▼
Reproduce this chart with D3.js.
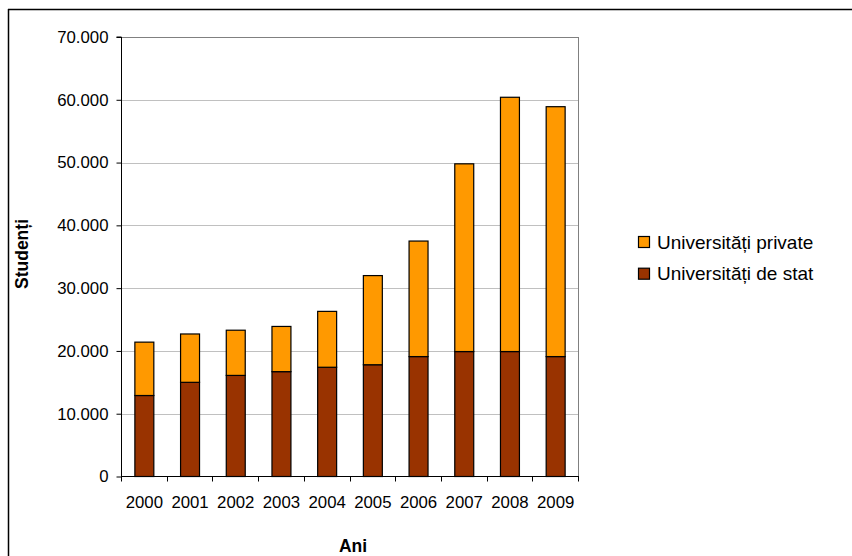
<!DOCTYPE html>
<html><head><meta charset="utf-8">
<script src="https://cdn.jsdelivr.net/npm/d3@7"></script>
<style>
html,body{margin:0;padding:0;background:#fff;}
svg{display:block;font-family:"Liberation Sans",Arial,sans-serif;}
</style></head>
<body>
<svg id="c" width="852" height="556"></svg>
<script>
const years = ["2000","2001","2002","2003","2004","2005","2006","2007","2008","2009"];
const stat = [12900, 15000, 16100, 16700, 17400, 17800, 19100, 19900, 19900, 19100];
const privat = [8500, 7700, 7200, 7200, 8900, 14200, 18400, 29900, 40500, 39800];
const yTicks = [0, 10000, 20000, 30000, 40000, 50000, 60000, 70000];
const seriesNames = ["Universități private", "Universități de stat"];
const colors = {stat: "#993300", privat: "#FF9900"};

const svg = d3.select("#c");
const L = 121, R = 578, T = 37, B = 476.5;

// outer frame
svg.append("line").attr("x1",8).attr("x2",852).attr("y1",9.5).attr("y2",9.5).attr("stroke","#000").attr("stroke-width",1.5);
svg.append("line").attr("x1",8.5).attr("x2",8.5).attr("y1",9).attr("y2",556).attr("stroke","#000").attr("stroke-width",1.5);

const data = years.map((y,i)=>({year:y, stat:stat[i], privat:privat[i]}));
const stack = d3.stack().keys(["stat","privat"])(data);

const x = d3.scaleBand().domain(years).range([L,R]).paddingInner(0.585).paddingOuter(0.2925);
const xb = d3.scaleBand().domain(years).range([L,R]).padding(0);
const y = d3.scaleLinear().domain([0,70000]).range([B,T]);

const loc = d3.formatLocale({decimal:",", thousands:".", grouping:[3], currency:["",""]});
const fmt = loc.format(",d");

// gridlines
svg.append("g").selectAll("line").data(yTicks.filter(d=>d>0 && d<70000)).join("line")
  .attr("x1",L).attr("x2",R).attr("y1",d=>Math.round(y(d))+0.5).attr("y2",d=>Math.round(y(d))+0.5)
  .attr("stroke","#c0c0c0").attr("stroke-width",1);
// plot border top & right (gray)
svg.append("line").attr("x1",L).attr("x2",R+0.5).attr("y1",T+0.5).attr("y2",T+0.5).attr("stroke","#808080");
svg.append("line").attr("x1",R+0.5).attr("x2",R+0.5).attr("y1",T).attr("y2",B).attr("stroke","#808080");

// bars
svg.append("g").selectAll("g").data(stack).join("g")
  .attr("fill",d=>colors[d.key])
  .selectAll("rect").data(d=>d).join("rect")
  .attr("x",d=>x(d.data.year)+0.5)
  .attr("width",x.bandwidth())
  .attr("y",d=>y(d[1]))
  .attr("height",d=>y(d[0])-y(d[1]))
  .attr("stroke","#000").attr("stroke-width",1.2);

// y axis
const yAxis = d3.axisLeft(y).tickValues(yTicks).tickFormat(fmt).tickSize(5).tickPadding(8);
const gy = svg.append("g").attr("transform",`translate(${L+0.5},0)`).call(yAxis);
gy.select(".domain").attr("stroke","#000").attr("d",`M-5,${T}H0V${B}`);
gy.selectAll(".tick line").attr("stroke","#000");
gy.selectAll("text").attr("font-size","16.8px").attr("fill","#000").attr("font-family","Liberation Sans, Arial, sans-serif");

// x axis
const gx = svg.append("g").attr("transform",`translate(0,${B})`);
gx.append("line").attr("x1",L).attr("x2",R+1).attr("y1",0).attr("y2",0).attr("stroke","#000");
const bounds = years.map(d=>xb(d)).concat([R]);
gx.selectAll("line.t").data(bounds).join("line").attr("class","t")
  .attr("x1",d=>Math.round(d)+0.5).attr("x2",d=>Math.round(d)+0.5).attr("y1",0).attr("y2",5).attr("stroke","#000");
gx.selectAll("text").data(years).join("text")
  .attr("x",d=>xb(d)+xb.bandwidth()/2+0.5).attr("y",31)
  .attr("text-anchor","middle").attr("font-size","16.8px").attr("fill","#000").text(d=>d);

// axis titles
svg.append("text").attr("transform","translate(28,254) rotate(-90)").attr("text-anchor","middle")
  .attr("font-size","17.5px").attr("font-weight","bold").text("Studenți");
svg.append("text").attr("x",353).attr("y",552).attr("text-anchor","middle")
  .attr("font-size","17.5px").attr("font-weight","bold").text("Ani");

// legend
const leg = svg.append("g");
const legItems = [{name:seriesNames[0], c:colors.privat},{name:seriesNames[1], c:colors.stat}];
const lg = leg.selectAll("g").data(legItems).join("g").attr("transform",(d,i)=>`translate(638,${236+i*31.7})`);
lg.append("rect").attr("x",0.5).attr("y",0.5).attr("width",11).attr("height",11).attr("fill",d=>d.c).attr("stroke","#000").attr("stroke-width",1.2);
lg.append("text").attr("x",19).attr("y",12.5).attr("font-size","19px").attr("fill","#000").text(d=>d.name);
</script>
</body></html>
▲
> **What you need to do**:
Copy out every line of the material above exactly, skipping the pictures.

> **Task answer**:
Reproduce this chart with D3.js.
<!DOCTYPE html>
<html><head><meta charset="utf-8">
<script src="https://cdn.jsdelivr.net/npm/d3@7"></script>
<style>
html,body{margin:0;padding:0;background:#fff;}
svg{display:block;font-family:"Liberation Sans",Arial,sans-serif;}
</style></head>
<body>
<svg id="c" width="852" height="556"></svg>
<script>
const years = ["2000","2001","2002","2003","2004","2005","2006","2007","2008","2009"];
const stat = [12900, 15000, 16100, 16700, 17400, 17800, 19100, 19900, 19900, 19100];
const privat = [8500, 7700, 7200, 7200, 8900, 14200, 18400, 29900, 40500, 39800];
const yTicks = [0, 10000, 20000, 30000, 40000, 50000, 60000, 70000];
const seriesNames = ["Universități private", "Universități de stat"];
const colors = {stat: "#993300", privat: "#FF9900"};

const svg = d3.select("#c");
const L = 121, R = 578, T = 37, B = 476.5;

// outer frame
svg.append("line").attr("x1",8).attr("x2",852).attr("y1",9.5).attr("y2",9.5).attr("stroke","#000").attr("stroke-width",1.5);
svg.append("line").attr("x1",8.5).attr("x2",8.5).attr("y1",9).attr("y2",556).attr("stroke","#000").attr("stroke-width",1.5);

const data = years.map((y,i)=>({year:y, stat:stat[i], privat:privat[i]}));
const stack = d3.stack().keys(["stat","privat"])(data);

const x = d3.scaleBand().domain(years).range([L,R]).paddingInner(0.585).paddingOuter(0.2925);
const xb = d3.scaleBand().domain(years).range([L,R]).padding(0);
const y = d3.scaleLinear().domain([0,70000]).range([B,T]);

const loc = d3.formatLocale({decimal:",", thousands:".", grouping:[3], currency:["",""]});
const fmt = loc.format(",d");

// gridlines
svg.append("g").selectAll("line").data(yTicks.filter(d=>d>0 && d<70000)).join("line")
  .attr("x1",L).attr("x2",R).attr("y1",d=>Math.round(y(d))+0.5).attr("y2",d=>Math.round(y(d))+0.5)
  .attr("stroke","#c0c0c0").attr("stroke-width",1);
// plot border top & right (gray)
svg.append("line").attr("x1",L).attr("x2",R+0.5).attr("y1",T+0.5).attr("y2",T+0.5).attr("stroke","#808080");
svg.append("line").attr("x1",R+0.5).attr("x2",R+0.5).attr("y1",T).attr("y2",B).attr("stroke","#808080");

// bars
svg.append("g").selectAll("g").data(stack).join("g")
  .attr("fill",d=>colors[d.key])
  .selectAll("rect").data(d=>d).join("rect")
  .attr("x",d=>x(d.data.year)+0.5)
  .attr("width",x.bandwidth())
  .attr("y",d=>y(d[1]))
  .attr("height",d=>y(d[0])-y(d[1]))
  .attr("stroke","#000").attr("stroke-width",1.2);

// y axis
const yAxis = d3.axisLeft(y).tickValues(yTicks).tickFormat(fmt).tickSize(5).tickPadding(8);
const gy = svg.append("g").attr("transform",`translate(${L+0.5},0)`).call(yAxis);
gy.select(".domain").attr("stroke","#000").attr("d",`M-5,${T}H0V${B}`);
gy.selectAll(".tick line").attr("stroke","#000");
gy.selectAll("text").attr("font-size","16.8px").attr("fill","#000").attr("font-family","Liberation Sans, Arial, sans-serif");

// x axis
const gx = svg.append("g").attr("transform",`translate(0,${B})`);
gx.append("line").attr("x1",L).attr("x2",R+1).attr("y1",0).attr("y2",0).attr("stroke","#000");
const bounds = years.map(d=>xb(d)).concat([R]);
gx.selectAll("line.t").data(bounds).join("line").attr("class","t")
  .attr("x1",d=>Math.round(d)+0.5).attr("x2",d=>Math.round(d)+0.5).attr("y1",0).attr("y2",5).attr("stroke","#000");
gx.selectAll("text").data(years).join("text")
  .attr("x",d=>xb(d)+xb.bandwidth()/2+0.5).attr("y",31)
  .attr("text-anchor","middle").attr("font-size","16.8px").attr("fill","#000").text(d=>d);

// axis titles
svg.append("text").attr("transform","translate(28,254) rotate(-90)").attr("text-anchor","middle")
  .attr("font-size","17.5px").attr("font-weight","bold").text("Studenți");
svg.append("text").attr("x",353).attr("y",552).attr("text-anchor","middle")
  .attr("font-size","17.5px").attr("font-weight","bold").text("Ani");

// legend
const leg = svg.append("g");
const legItems = [{name:seriesNames[0], c:colors.privat},{name:seriesNames[1], c:colors.stat}];
const lg = leg.selectAll("g").data(legItems).join("g").attr("transform",(d,i)=>`translate(638,${236+i*31.7})`);
lg.append("rect").attr("x",0.5).attr("y",0.5).attr("width",11).attr("height",11).attr("fill",d=>d.c).attr("stroke","#000").attr("stroke-width",1.2);
lg.append("text").attr("x",19).attr("y",12.5).attr("font-size","19px").attr("fill","#000").text(d=>d.name);
</script>
</body></html>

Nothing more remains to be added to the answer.